Here is the list of films through the end of the month:

"September 11": Eleven international directors offer their viewpoints on the 9/11 tragedies in accordance with their point of view: political, violent, disturbing, abstract, opinionated, angered or forgiving.

The directors include Sean Penn, Mira Nair, Idrissa Ouedraogo, Shohei Imamura, Youssef Chahine and others, to create what Time magazine has described as "a Molotov cocktail of storytelling, journalism, personal essay and agitprop about the country that other people love, envy, resent."

Debuting two years after suicide hijackers killed more than 3,000 people and brought down New York's World Trade Center towers, some of the short films have been accused of anti-Americanism, linking U.S. foreign policy to violence in the Middle East. Others suggest Americans have forgotten pain and poverty elsewhere in the world.

In various languages with English subtitles, 2003. Playing at 7:30 p.m. today and tomorrow.

"Balseros" (Cuban rafters): In 1994 a team of public TV reporters filmed seven Cuban families in the days just before their risky venture at sea in homemade rafts to U.S. shores. When the balseros were finally allowed into the United States, the film crew went with them to a string of cities.

Seven years later, the crew revisits them to discover the immigrants' destinies. Directed by Carles Bosch and Josep Domenech, Spain, 2002. Plays 1 and 7:30 p.m. Wednesday and 7:30 p.m. next Monday and Sept. 16.

"The Day I Will Never Forget": From the director of "Divorce Iranian Style" and "Runaway," this is a gripping feature documentary examining the practice of female genital mutilation in Kenya and the pioneering African women who are reversing the tradition.

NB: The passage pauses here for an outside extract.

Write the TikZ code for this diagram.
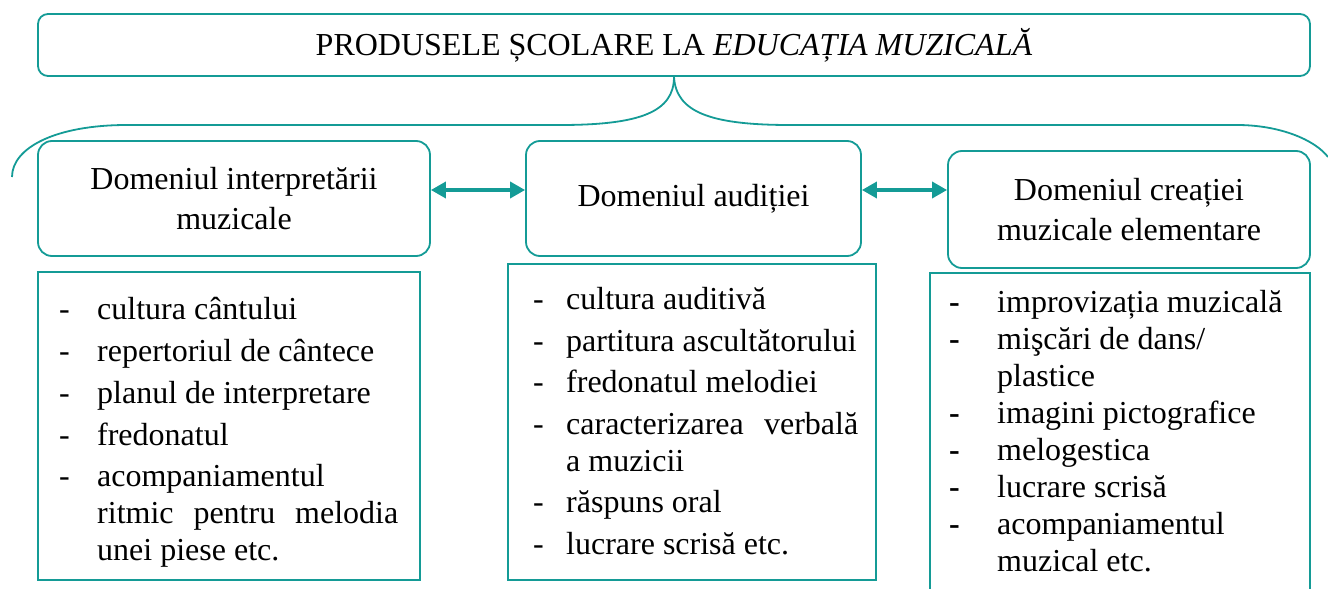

Profiled are an inspiring group of runaway girls who seek a court injunction to stop their parents from forcing them to go through with the practice. Winner of dozens of awards worldwide; immensely powerful and ultimately hopeful. Directed by Kim Longinotto, Great Britain, 2003. In Somali, Swahili, Masaai and Kalenjin with English subtitles. Playing at 4 p.m. Sept. 21 and 7:30 p.m. Sept. 22 and 23.